Les crises ont eu un impact plus fort sur l’entrepreneuriat des femmes. Au moment de la crise sanitaire notamment, il s’est avéré plus difficile pour celles qui travaillaient de chez elles de gérer l’équilibre entre vie familiale et vie professionnelle et de maintenir leur activité. Aujourd’hui, elles doivent être accompagnées pour repenser la nature de l’activité qu’elles peuvent créer ou relancer, en s’adaptant à leur quotidien.

Quel est le rôle des ONG dans ce contexte ?

En l’absence d’action gouvernementale, les ONG prennent le relais. Un nombre important d’organisations locales et internationales, ainsi que des agences des Nations unies sont présentes sur le terrain. Leur travail couvre 14 secteurs de coordination : de la protection aux besoins de base, en passant par la sécurité alimentaire, l’éducation ou la santé.

Que propose votre organisation, Al Majmoua ?

Al Majmoua a été créée en 1997 pour fournir des produits financiers et permettre l’accès aux services financiers aux petits entrepreneurs, en priorité les femmes. En 2019, elle était devenue la plus grande organisation de microcrédit du pays, avec 92 000 clients actifs.

En 2005, nous avons élargi notre activité en créant un département dédié aux services non financiers. Nous proposons ainsi aux entrepreneurs des formations en gestion financière, des aides à la création et à la gestion d’entreprise, du coaching personnalisé ou encore des appuis pour enregistrer leur structure, dans un pays où 90 % des très petites ou moyennes entreprises restent informelles. Nous mettons également à disposition des outils de mise en réseau, en particulier pour les femmes et les jeunes, pour favoriser l’échange d’expériences et la circulation d’opportunités.
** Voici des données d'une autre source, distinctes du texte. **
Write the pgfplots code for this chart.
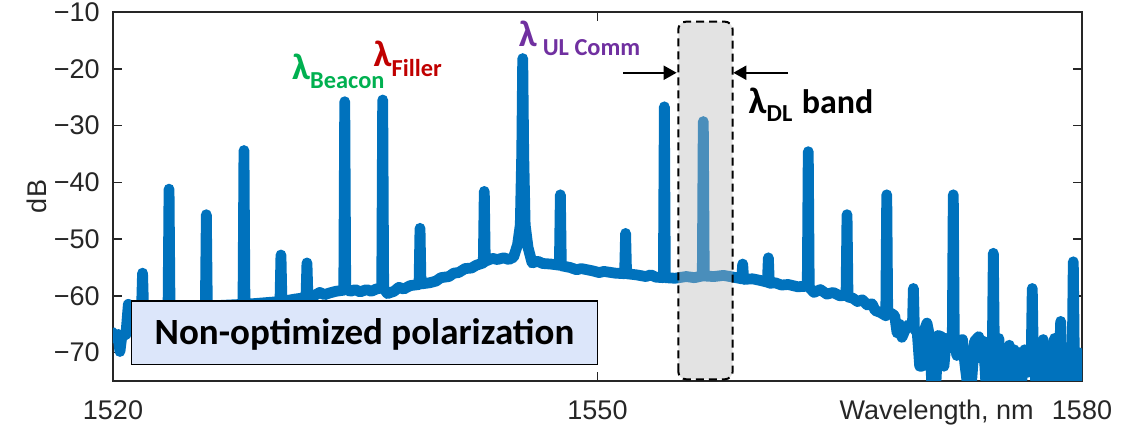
\documentclass[border=0pt]{standalone}
\usepackage{pgfplots}
\pgfplotsset{compat=1.18}
\usepackage{fontspec}
\setmainfont{Liberation Sans}
\newfontfamily\calibri{Carlito}
\usetikzlibrary{arrows.meta}
\definecolor{mblue}{RGB}{0,114,189}
\definecolor{axgray}{RGB}{38,38,38}
\definecolor{bgreen}{RGB}{0,176,80}
\definecolor{fred}{RGB}{192,0,0}
\definecolor{upurple}{RGB}{112,48,160}
\definecolor{boxblue}{RGB}{220,230,250}
\definecolor{bandgray}{RGB}{185,185,185}
\begin{document}
\begin{tikzpicture}
\useasboundingbox (-56.5pt,-23.5pt) rectangle (513.5pt,190.5pt);
\begin{axis}[
  at={(0,0)}, anchor=south west,
  scale only axis, width=484.5pt, height=184.5pt,
  xmin=1520, xmax=1580, ymin=-75, ymax=-10,
  xtick={1520,1550,1580}, xticklabels={1520,1550,1580},
  ytick={-70,-60,-50,-40,-30,-20,-10},
  yticklabels={−70,−60,−50,−40,−30,−20,−10},
  tick pos=both, xticklabel pos=lower, yticklabel pos=left,
  tick align=inside, major tick length=4.7pt,
  axis line style={axgray, line width=0.8pt},
  every tick/.style={axgray, line width=0.8pt},
  tick label style={font=\fontsize{13.5}{16}\selectfont, text=axgray},
  xticklabel style={anchor=base, yshift=-19.2pt},
  yticklabel style={anchor=east, inner sep=0pt, xshift=-6.5pt},
  clip mode=individual,
]
\addplot[mblue, line width=5.4pt, line join=round, line cap=round, mark=none] coordinates {
(1520.00,-66.5) (1520.15,-67.5) (1520.30,-66.8) (1520.43,-69.8) (1520.55,-67.0) (1520.80,-66.8)
(1520.95,-61.5) (1521.20,-62.0) (1521.77,-62.0) (1521.83,-56.0) (1521.89,-62.0)
(1523.41,-62.0) (1523.47,-41.2) (1523.53,-62.0)
(1525.72,-61.8) (1525.78,-45.7) (1525.84,-61.8)
(1528.05,-61.5) (1528.11,-34.4) (1528.17,-61.5)
(1530.34,-61.0) (1530.40,-52.8) (1530.46,-61.0)
(1531.20,-60.6) (1531.95,-60.3) (1532.01,-54.2) (1532.07,-60.3)
(1532.50,-59.9) (1532.80,-59.4) (1533.10,-59.8) (1533.40,-59.5) (1533.80,-59.2)
(1534.29,-59.0) (1534.35,-25.8) (1534.41,-58.8)
(1534.70,-59.2) (1535.00,-58.9) (1535.30,-59.3) (1535.70,-58.9) (1536.00,-59.2) (1536.30,-58.8)
(1536.64,-58.6) (1536.70,-25.5) (1536.76,-58.7)
(1537.00,-59.6) (1537.40,-59.2) (1537.70,-58.5) (1538.00,-58.8) (1538.40,-58.2)
(1538.95,-58.0) (1539.01,-48.1) (1539.07,-57.9)
(1539.60,-57.7) (1540.00,-57.4) (1540.30,-56.8) (1540.80,-56.6) (1541.10,-56.0) (1541.40,-55.9)
(1541.80,-55.2) (1542.20,-55.1) (1542.50,-54.6)
(1542.93,-54.2) (1542.99,-41.6) (1543.05,-53.9)
(1543.50,-53.4) (1543.80,-53.6) (1544.20,-53.3) (1544.50,-53.6) (1544.80,-53.2)
(1545.05,-51.0) (1545.22,-47.5) (1545.31,-35.0) (1545.37,-18.2) (1545.43,-35.0) (1545.52,-47.5)
(1545.70,-51.5) (1545.95,-54.2) (1546.30,-53.9) (1546.60,-54.3) (1547.10,-54.4)
(1547.64,-54.6) (1547.70,-42.2) (1547.76,-54.7)
(1548.30,-55.0) (1548.70,-55.4) (1549.00,-55.2) (1549.70,-55.6) (1550.10,-55.9) (1550.40,-55.7) (1551.10,-56.0)
(1551.68,-56.1) (1551.74,-49.0) (1551.80,-56.1)
(1552.40,-56.3) (1553.00,-56.6) (1553.30,-56.3) (1553.60,-56.7)
(1554.08,-56.8) (1554.14,-26.7) (1554.20,-56.8)
(1554.80,-56.9) (1555.50,-56.6) (1556.00,-56.8)
(1556.49,-56.5) (1556.55,-29.3) (1556.61,-56.5)
(1557.20,-56.6) (1557.80,-56.4) (1558.40,-56.7)
(1558.93,-57.0) (1558.99,-54.4) (1559.05,-57.1)
(1559.60,-57.0) (1560.10,-57.3)
(1560.52,-57.6) (1560.58,-53.3) (1560.64,-57.8)
(1561.00,-57.7) (1561.40,-58.1) (1561.80,-58.0) (1562.40,-58.4)
(1562.99,-58.3) (1563.05,-34.6) (1563.11,-58.5)
(1563.40,-59.4) (1563.80,-58.9) (1564.20,-59.7) (1564.60,-59.4) (1565.00,-60.0)
(1565.39,-59.9) (1565.45,-45.7) (1565.51,-60.2)
(1565.80,-60.4) (1566.10,-61.0) (1566.40,-60.7) (1566.70,-61.6) (1567.00,-61.4) (1567.20,-62.6) (1567.50,-62.9)
(1567.85,-63.5) (1567.91,-42.2) (1567.97,-63.3)
(1568.20,-63.1) (1568.40,-63.5) (1568.55,-66.5) (1568.70,-65.0) (1568.85,-67.3) (1569.00,-66.3) (1569.20,-65.2)
(1569.50,-65.5) (1569.56,-58.7) (1569.62,-65.8)
(1569.80,-66.5) (1569.95,-72.4) (1570.10,-72.4) (1570.25,-66.0) (1570.40,-64.8) (1570.55,-67.0)
(1570.70,-75.5) (1570.95,-75.5) (1571.10,-67.0) (1571.30,-67.2) (1571.45,-72.4) (1571.60,-67.5) (1571.80,-68.5)
(1571.97,-67.5) (1572.03,-42.2) (1572.09,-67.5)
(1572.25,-70.5) (1572.40,-68.5) (1572.60,-67.7) (1572.75,-72.0) (1572.90,-75.5) (1573.15,-75.5) (1573.35,-68.0) (1573.60,-67.2)
(1573.75,-71.0) (1573.90,-68.0) (1574.05,-75.5) (1574.30,-75.5)
(1574.45,-69.0) (1574.51,-52.5) (1574.57,-69.0)
(1574.70,-72.0) (1574.85,-67.5) (1575.00,-75.5) (1575.15,-69.5) (1575.30,-73.0) (1575.50,-68.7) (1575.65,-75.5) (1575.80,-69.5) (1575.95,-74.0)
(1576.10,-70.0) (1576.25,-75.5) (1576.45,-69.5) (1576.60,-73.5)
(1576.86,-70.0) (1576.92,-58.7) (1576.98,-70.0)
(1577.15,-75.5) (1577.30,-70.0) (1577.45,-74.0)
(1577.54,-70.0) (1577.60,-67.7) (1577.66,-70.0)
(1577.80,-75.5) (1577.95,-70.5) (1578.10,-75.5) (1578.30,-67.5) (1578.45,-75.5)
(1578.62,-70.0) (1578.68,-64.5) (1578.74,-70.0)
(1578.90,-75.5) (1579.05,-70.5) (1579.20,-75.5)
(1579.40,-70.0) (1579.46,-54.0) (1579.52,-70.0)
(1579.65,-75.5) (1579.80,-70.0) (1579.90,-75.5) (1580.00,-71.0)
};
% DL band
\draw[black, line width=1pt, dash pattern=on 4pt off 2.5pt, rounded corners=4pt,
      fill=bandgray, fill opacity=0.4] (axis cs:1555.0,-74.7) rectangle (axis cs:1558.37,-11.7);
\draw[-{Triangle[length=6.5pt,width=7pt]}, line width=1pt] (axis cs:1551.58,-20.7) -- (axis cs:1554.9,-20.7);
\draw[-{Triangle[length=6.5pt,width=7pt]}, line width=1pt] (axis cs:1561.8,-20.7) -- (axis cs:1558.41,-20.7);
% labels
\node[anchor=base west, inner sep=0pt, text=bgreen, font=\calibri\bfseries] at (axis cs:1531.07,-21.97)
  {\fontsize{18.5}{20}\selectfont λ\raisebox{-4.5pt}{\fontsize{12.2}{14}\selectfont Beacon}};
\node[anchor=base west, inner sep=0pt, text=fred, font=\calibri\bfseries] at (axis cs:1536.12,-19.63)
  {\fontsize{18.5}{20}\selectfont λ\raisebox{-5pt}{\fontsize{12.2}{14}\selectfont Filler}};
\node[anchor=base west, inner sep=0pt, text=upurple, font=\calibri\bfseries] at (axis cs:1545.10,-16.1)
  {\fontsize{18.5}{20}\selectfont λ\hspace{3pt}\raisebox{-4.2pt}{\fontsize{12.2}{14}\selectfont UL Comm}};
\node[anchor=base west, inner sep=0pt, text=black, font=\calibri\bfseries] at (axis cs:1559.34,-27.83)
  {\fontsize{18.5}{20}\selectfont λ\raisebox{-4.2pt}{\fontsize{12.2}{14}\selectfont DL}\hspace{0.5pt} {\fontsize{17}{18}\selectfont band}};
% box
\draw[black, line width=0.8pt, fill=boxblue] (axis cs:1521.15,-72.1) rectangle (axis cs:1550.0,-60.9);
\node[anchor=base, inner sep=0pt, font=\calibri\bfseries\fontsize{18.5}{20}\selectfont] at (axis cs:1535.57,-68.63)
  {Non-optimized polarization};
% axis labels
\node[rotate=90, text=axgray, font=\fontsize{13.5}{16}\selectfont] at (axis cs:1515.29,-42.5) {dB};
\node[anchor=base, text=axgray, font=\fontsize{13.5}{16}\selectfont] at (axis cs:1571.0,-81.76) {Wavelength, nm};
\end{axis}
\end{tikzpicture}
\end{document}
Que vous a apporté le projet Shabake ?

Shabake a permis la mise en place d’un programme de relance et d’appui économique pour les petites entreprises affectées par l’explosion du port de Beyrouth. Il nous a permis de faire face à l’urgence et d’assurer leur survie.

En parallèle, le projet a contribué à développer la localisation de l’aide au Liban, en renforçant les capacités institutionnelles des ONG locales par de la formation et de la mise en réseau.

Le projet nous a soutenues à la fois dans la mise en œuvre de nos projets, dans la coordination avec les organisations internationales et agences onusiennes, et dans l’accès à des financements directs.

En échangeant avec d’autres ONG locales autour de nos défis communs, nous avons noué des liens puissants, qui nous permettent aujourd’hui de construire des projets ensemble. En tant que membre du comité de pilotage du Lebanon Humanitarian and Development Forum of Local NGOs, réseau qui fédère les ONG humanitaires et de développement du Liban, cet apport de Shabake en matière de mise en relation des acteurs me paraît essentiel.

 

Quelles sont vos perspectives aujourd’hui ?

Nous nous réjouissons du lancement du deuxième volet du projet Shabake. En matière de localisation de l’aide, nous continuons d’avancer avec les donateurs et les organisations nationales et internationales pour pérenniser nos efforts. Au niveau d’Al Majmoua, notre défi est d’obtenir du capital en dollars, car la livre libanaise a perdu près de 90 % de sa valeur ces dernières années. Nous cherchons également une alternative à l’assistance en don, pertinente dans l’urgence mais pas au long cours. Une approche mixant prêt et don serait intéressante dans un premier temps, pour poser les bases d’une relance économique pérenne.

Qu’attendez-vous du Forum de Paris sur la Paix ?

Beaucoup ! Nous souhaitons avant tout mettre en avant les synergies rendues possibles par le projet Shabake et souligner l’importance de la localisation de l’aide.

Nous voulons proposer des modèles d’aide au développement innovants, dans lesquels les organisations locales ont davantage voix au chapitre.